Sulla

Plutarch

Plutarch. Plutarch's Lives, Vol. IV. Perrin, Bernadotte, translator. Cambridge, MA: Harvard University Press; London: William Heinemann Ltd., 1916.

When Sulla was about to transport his soldiers, and was in fear lest, when they had reached Italy, they should disperse to their several cities, in the first place, they took an oath of their own accord to stand by him, and to do no damage to Italy without his orders; and then, seeing that he needed much money, they made a free-will offering and contribution, each man according to his abundance. Sulla, however, would not accept their offering, but after thanking them and rousing their courage, crossed over to confront, as he himself says, fifteen hostile commanders with four hundred and fifty cohorts.
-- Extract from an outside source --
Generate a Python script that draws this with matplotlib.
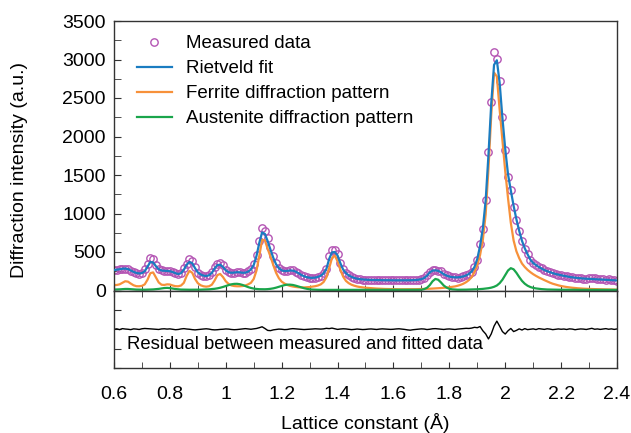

But the Deity gave him most unmistakable foretokens of his successes.

For after he had sacrificed at once where he landed at Tarentum,[*](In the spring of 83 B.C. The main part of his forces, at any rate, must have landed at Brundisium.) the victim’s liver was seen to have an impression of a wreath of laurel, with two fillets hanging from it.[*](The typical triumphal crown.) And a little while before he crossed over from Greece, there were seen on Mount Tifatum in Campania, in the day time, two great he-goats fighting together, and doing everything that men do when they fight a battle. But it proved to be an apparition, and gradually rising from earth it dispersed itself generally in the air, like vague phantoms, and then vanished from sight.